Lodhi warns of serious humanitarian crisis in the curfew-bound disputed territory

Pakistan's Permanent Representative to the United Nations (UN) Maleeha Lodhi on Friday said that as things stand in Indian occupied Kashmir causing bigger humanitarian crisis. 

While Lodhi commenting during an interview with the Saudi-based Al-Arabiya television channel as the military lockdown of the occupied valley entered its 27th day said that Indian occupied Kashmir (IoK) had become an armed cage, urging the international community to intervene in the area before it was too late. 

The ambassador stressed that the people of the valley should be given the right to decide their own destiny.

 

"The United Nations Security Council (UNSC) has an obligation to resolve the decades-old Kashmir problem by implementing its own resolutions that pledged the right of self-determination to the Kashmiri people," Ambassador Lodhi told the Saudi channel. 

The Pakistani envoy also questioned the silence of the international community on the issue.

"The whole world subscribes to the principle of self-determination.

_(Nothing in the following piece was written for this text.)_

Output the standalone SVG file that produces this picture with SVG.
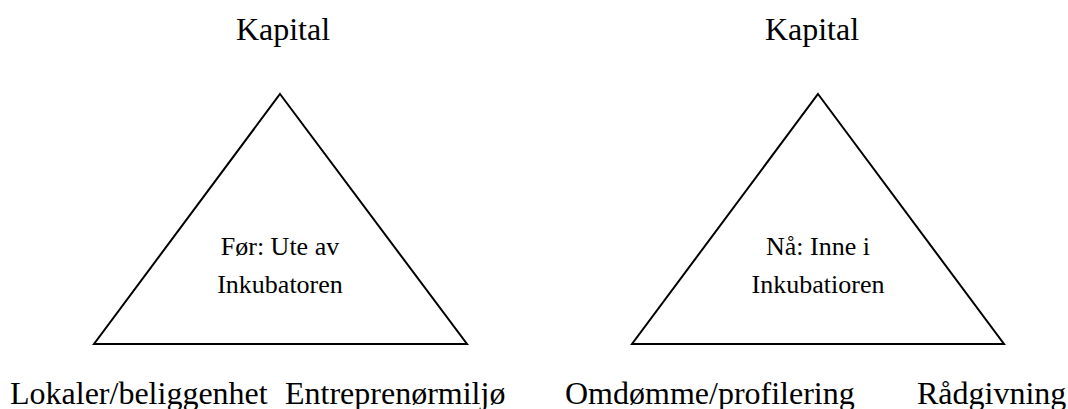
<svg xmlns="http://www.w3.org/2000/svg" width="1068" height="409" viewBox="0 0 1068 409">
<style>
.tri{fill:#fff;stroke:#000;stroke-width:2;stroke-linejoin:miter}
.t{font-family:'Liberation Serif','DejaVu Serif',serif;fill:#000}
.top{font-size:32px;text-anchor:middle}
.inner{font-size:26px;text-anchor:middle}
.bottom{font-size:32px}
</style>
<rect width="1068" height="409" fill="#fff"/>
<g id="triangle-before">
<polygon class="tri" points="280,94 467,344 94,344"/>
<text class="t inner" x="280" y="255" font-family="Liberation Serif, serif">Før: Ute av</text>
<text class="t inner" x="280" y="293" font-family="Liberation Serif, serif">Inkubatoren</text>
</g>
<g id="triangle-now">
<polygon class="tri" points="818,94 1004,344 632,344"/>
<text class="t inner" x="818" y="255" font-family="Liberation Serif, serif">Nå: Inne i</text>
<text class="t inner" x="818" y="293" font-family="Liberation Serif, serif">Inkubatioren</text>
</g>
<g id="label-kapital-1"><text class="t top" x="283" y="40" font-family="Liberation Serif, serif">Kapital</text></g>
<g id="label-kapital-2"><text class="t top" x="812" y="40" font-family="Liberation Serif, serif">Kapital</text></g>
<g id="label-lokaler"><text class="t bottom" x="10" y="404" font-family="Liberation Serif, serif">Lokaler/beliggenhet</text></g>
<g id="label-entreprenor"><text class="t bottom" x="285" y="404" font-family="Liberation Serif, serif">Entreprenørmiljø</text></g>
<g id="label-omdomme"><text class="t bottom" x="565" y="404" font-family="Liberation Serif, serif">Omdømme/profilering</text></g>
<g id="label-radgivning"><text class="t bottom" x="917" y="404" font-family="Liberation Serif, serif">Rådgivning</text></g>
<g id="connectors"></g>
</svg>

Why should it be denied to the people of Jammu and Kashmir?" she asked. 

Lodhi said it was time for the international community to act before it was too late, pointing out, that like the issue of Palestine, the issue of occupied Kashmir has also been on the Security Council's agenda. 

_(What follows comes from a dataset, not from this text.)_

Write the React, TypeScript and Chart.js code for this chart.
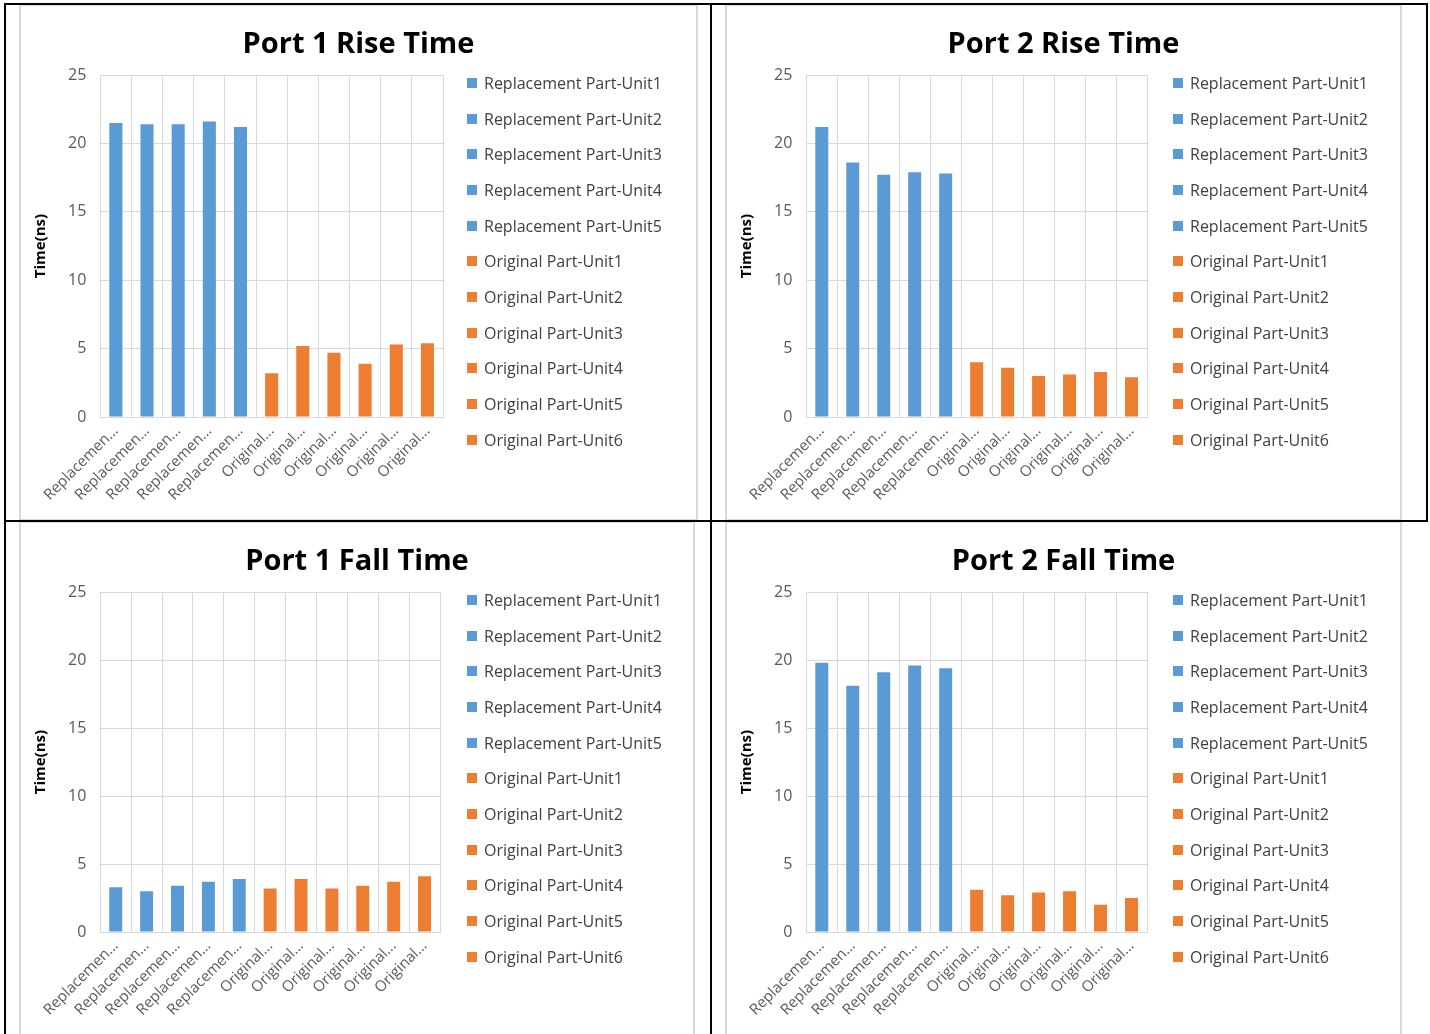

"The international community should respond to the fast deteriorating situation in occupied Kashmir because it poses a danger to peace and security of South Asian region," noted Ambassador Lodhi. 

She also added that Pakistan believed that the IoK situation also endangered international peace and that the 15-member UN Security Council should live up to its responsibility.

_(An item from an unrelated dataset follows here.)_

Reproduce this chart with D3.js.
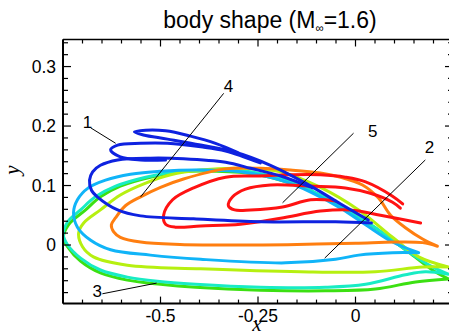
<!DOCTYPE html>
<html><head><meta charset="utf-8">
<script src="https://cdn.jsdelivr.net/npm/d3@7"></script>
<style>body{margin:0;background:#fff}svg{display:block}</style>
</head><body>
<script>
// ---- data (x, y in body coordinates) ----
const blueLine1 = [[-0.300,0.155],[-0.359,0.171],[-0.423,0.183],[-0.487,0.192],[-0.538,0.193],[-0.567,0.190],[-0.544,0.185],[-0.482,0.178],[-0.397,0.168],[-0.308,0.156],[-0.218,0.134],[-0.128,0.104],[-0.038,0.069],[0.033,0.042]];
const blueLine2 = [[-0.244,0.138],[-0.333,0.158],[-0.397,0.165],[-0.482,0.171],[-0.551,0.171],[-0.610,0.168],[-0.628,0.160],[-0.603,0.148],[-0.551,0.143],[-0.487,0.143]];
const blueLine3 = [[-0.110,0.096],[-0.192,0.116],[-0.269,0.129],[-0.333,0.139],[-0.441,0.145],[-0.526,0.146],[-0.610,0.143],[-0.654,0.134],[-0.674,0.123],[-0.682,0.109],[-0.677,0.092],[-0.662,0.081],[-0.610,0.059],[-0.551,0.049],[-0.415,0.044],[-0.244,0.039],[-0.051,0.039],[0.041,0.037]];
const redLine1 = [[0.121,0.069],[0.095,0.082],[0.026,0.106],[-0.026,0.114],[-0.090,0.118],[-0.167,0.118],[-0.249,0.116],[-0.333,0.114],[-0.415,0.096],[-0.469,0.076],[-0.492,0.050],[-0.487,0.035],[-0.462,0.030],[-0.397,0.032],[-0.295,0.035],[-0.192,0.045],[-0.090,0.057],[-0.013,0.059],[0.064,0.050],[0.167,0.037]];
const redLine2 = [[-0.051,0.074],[-0.115,0.076],[-0.187,0.064],[-0.269,0.059],[-0.310,0.059],[-0.326,0.066],[-0.315,0.081],[-0.282,0.094],[-0.218,0.101],[-0.115,0.099],[-0.026,0.096],[0.038,0.087],[0.095,0.072],[0.115,0.062]];
const orangeLoop = [[0.210,-0.002],[0.172,0.004],[0.100,0.005],[0.000,0.003],[-0.150,0.001],[-0.300,0.000],[-0.450,0.001],[-0.551,0.005],[-0.603,0.013],[-0.620,0.022],[-0.626,0.034],[-0.615,0.046],[-0.590,0.066],[-0.551,0.081],[-0.500,0.097],[-0.441,0.111],[-0.333,0.128],[-0.244,0.129],[-0.167,0.126],[-0.090,0.121],[-0.038,0.114],[0.018,0.101],[0.059,0.079],[0.090,0.050],[0.128,0.029],[0.172,0.010],[0.210,-0.002]];
const skyLoop = [[0.162,-0.013],[0.095,-0.013],[0.008,-0.017],[-0.051,-0.024],[-0.179,-0.030],[-0.397,-0.024],[-0.526,-0.017],[-0.628,-0.008],[-0.679,0.008],[-0.713,0.030],[-0.723,0.054],[-0.713,0.076],[-0.685,0.096],[-0.641,0.109],[-0.577,0.119],[-0.500,0.124],[-0.397,0.126],[-0.295,0.123],[-0.192,0.109],[-0.115,0.089],[-0.038,0.062],[0.026,0.034],[0.095,0.005],[0.162,-0.013]];
const yellowGreenLoop = [[0.238,-0.037],[0.172,-0.037],[0.051,-0.045],[-0.141,-0.045],[-0.397,-0.040],[-0.585,-0.034],[-0.672,-0.020],[-0.700,-0.003],[-0.710,0.020],[-0.697,0.037],[-0.654,0.059],[-0.603,0.084],[-0.538,0.104],[-0.474,0.118],[-0.397,0.126],[-0.295,0.129],[-0.192,0.123],[-0.090,0.097],[0.008,0.059],[0.095,0.013],[0.162,-0.020],[0.238,-0.037]];
const aquaLoop = [[0.238,-0.049],[0.179,-0.045],[0.128,-0.050],[0.026,-0.066],[-0.077,-0.071],[-0.244,-0.071],[-0.410,-0.066],[-0.508,-0.061],[-0.585,-0.054],[-0.654,-0.042],[-0.705,-0.022],[-0.738,0.000],[-0.749,0.017],[-0.738,0.039],[-0.705,0.059],[-0.667,0.081],[-0.615,0.099],[-0.538,0.114],[-0.462,0.123],[-0.372,0.126],[-0.269,0.123],[-0.167,0.106],[-0.090,0.084],[-0.023,0.059],[0.051,0.029],[0.128,-0.008],[0.192,-0.035],[0.238,-0.049]];
const greenLoop = [[0.238,-0.057],[0.154,-0.062],[0.051,-0.074],[-0.077,-0.077],[-0.244,-0.076],[-0.410,-0.071],[-0.500,-0.066],[-0.585,-0.059],[-0.654,-0.047],[-0.705,-0.027],[-0.738,-0.003],[-0.749,0.012],[-0.736,0.034],[-0.692,0.059],[-0.654,0.081],[-0.603,0.099],[-0.526,0.114],[-0.449,0.123],[-0.359,0.124],[-0.256,0.119],[-0.154,0.101],[-0.077,0.079],[-0.013,0.057],[0.059,0.025],[0.136,-0.012],[0.197,-0.042],[0.238,-0.057]];

const seriesData = [greenLoop, aquaLoop, yellowGreenLoop, skyLoop, orangeLoop, redLine1, redLine2, blueLine1, blueLine2, blueLine3];
const seriesColors = ["#3ce012","#18ecc4","#b6f010","#10b4f8","#ff7e10","#ff1212","#ff1212","#0e22e0","#0e22e0","#0e22e0"];

const xTickValues = [-0.5,-0.25,0];
const xTickLabels = ["-0.5","-0.25","0"];
const yTickValues = [0,0.1,0.2,0.3];
const yTickLabels = ["0","0.1","0.2","0.3"];

const annoText = ["1","4","5","2","3"];
const annoPos = [[-0.687,0.197],[-0.326,0.257],[0.044,0.182],[0.190,0.155],[-0.662,-0.087]];
const leaderFrom = [[-0.679,0.197],[-0.338,0.255],[-0.005,0.188],[0.179,0.143],[-0.649,-0.082]];
const leaderTo = [[-0.615,0.171],[-0.551,0.081],[-0.187,0.071],[-0.079,-0.022],[-0.510,-0.064]];

// ---- drawing ----
const W = 449, H = 336;
const svg = d3.select("body").append("svg").attr("width", W).attr("height", H);
const x = d3.scaleLinear().domain([-0.75,0.25]).range([63,453]);
const y = d3.scaleLinear().domain([-0.0985,0.3455]).range([303.6,39.5]);
const [x0,x1] = x.range(), [y0,y1] = y.range();

svg.append("defs").append("clipPath").attr("id","clip")
  .append("rect").attr("x",x0).attr("y",y1).attr("width",x1-x0).attr("height",y0-y1);

const line = d3.line().x(d=>x(d[0])).y(d=>y(d[1])).curve(d3.curveCatmullRom.alpha(0.5));
const g = svg.append("g").attr("clip-path","url(#clip)");
seriesData.forEach((s,i)=>{
  g.append("path").attr("d",line(s)).attr("fill","none")
   .attr("stroke",seriesColors[i]).attr("stroke-width",3).attr("stroke-linejoin","round").attr("stroke-linecap","round");
});

// leaders and labels
annoText.forEach((t,i)=>{
  svg.append("line").attr("x1",x(leaderFrom[i][0])).attr("y1",y(leaderFrom[i][1]))
    .attr("x2",x(leaderTo[i][0])).attr("y2",y(leaderTo[i][1])).attr("stroke","#000").attr("stroke-width",1);
  svg.append("text").attr("x",x(annoPos[i][0])).attr("y",y(annoPos[i][1]))
    .attr("text-anchor","middle").attr("font-family","Liberation Sans, Arial, sans-serif")
    .attr("font-size",17).text(t);
});

// frame
const frame = svg.append("g").attr("stroke","#000").attr("fill","none");
frame.append("line").attr("x1",x0).attr("x2",x0).attr("y1",y1).attr("y2",y0).attr("stroke-width",2);
frame.append("line").attr("x1",x0).attr("x2",x1).attr("y1",y0).attr("y2",y0).attr("stroke-width",2);
frame.append("line").attr("x1",x0).attr("x2",x1).attr("y1",y1).attr("y2",y1).attr("stroke-width",1.5);
frame.append("line").attr("x1",x1).attr("x2",x1).attr("y1",y1).attr("y2",y0).attr("stroke-width",1.5);

// ticks
const xMinor = d3.range(-0.75,0.2501,0.05).map(v=>+v.toFixed(3));
const yMinor = d3.range(-0.08,0.3401,0.02).map(v=>+v.toFixed(3));
const isMajX = v => Math.abs(v/0.25 - Math.round(v/0.25))<1e-6;
const isMajY = v => Math.abs(v/0.1 - Math.round(v/0.1))<1e-6;
const tk = svg.append("g").attr("stroke","#000").attr("stroke-width",1.2);
xMinor.forEach(v=>{
  const L = isMajX(v)?7:4, px = x(v);
  tk.append("line").attr("x1",px).attr("x2",px).attr("y1",y0).attr("y2",y0-L);
  tk.append("line").attr("x1",px).attr("x2",px).attr("y1",y1).attr("y2",y1+L);
});
yMinor.forEach(v=>{
  const L = isMajY(v)?8:5, py = y(v);
  tk.append("line").attr("x1",x0).attr("x2",x0+L).attr("y1",py).attr("y2",py);
  tk.append("line").attr("x1",x1).attr("x2",x1-L).attr("y1",py).attr("y2",py);
});

const font = "Liberation Sans, Arial, sans-serif";
xTickValues.forEach((v,i)=>{
  svg.append("text").attr("x",x(v)).attr("y",322).attr("text-anchor","middle")
    .attr("font-family",font).attr("font-size",17.5).text(xTickLabels[i]);
});
yTickValues.forEach((v,i)=>{
  svg.append("text").attr("x",56).attr("y",y(v)+6).attr("text-anchor","end")
    .attr("font-family",font).attr("font-size",17.5).text(yTickLabels[i]);
});

// axis titles
svg.append("text").attr("x",257).attr("y",331).attr("text-anchor","middle")
  .attr("font-family","Liberation Serif, Times New Roman, serif").attr("font-style","italic")
  .attr("font-size",21).text("x");
svg.append("text").attr("transform","translate(19,170) rotate(-90)").attr("text-anchor","middle")
  .attr("font-family","Liberation Serif, Times New Roman, serif").attr("font-style","italic")
  .attr("font-size",21).text("y");

// title
const title = svg.append("text").attr("x",270).attr("y",28).attr("text-anchor","middle")
  .attr("font-family",font).attr("font-size",23);
title.append("tspan").text("body shape (M");
title.append("tspan").attr("font-size",11.5).attr("dy",4).text("∞");
title.append("tspan").attr("dy",-4).text("=1.6)");
</script>
</body></html>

Calling India's decision to revoke Kashmir's special status as "illegal and illegitimate", Lodhi said the Security Council acknowledged the fact that it was an international dispute when the 15-member body met recently. 

"There is a communication blackout, people cannot communicate with anybody, telephone lines are not working, the Internet has been suspended, people are not allowed to go out and pray," she said. 

"The anger and rage are there, it has been bottled up because as I said people have been imprisoned," she added. 

"Once the curfew is lifted, this anger and rage will find expression," she warned. 

On August 5, the Indian government had revoked the special constitutional autonomy granted to the people of IoK through a presidential decree.

A curfew was imposed in the valley following the decision to quell dissent.

Thousands of innocent Kashmiris have been arrested by Indian security forces since, and there have been widespread allegations of torture and abuse of innocent civilians by the Indian forces during detention.

About human rights violations in occupied Kashmir, the Pakistani envoy said such abuses have been fully documented by a number of organisations.

"The situation has now worsened to the point that 14 million people of Jammu and Kashmir are being held as prisoners in their own land, in their own homes, it has become an armed cage," said Lodhi.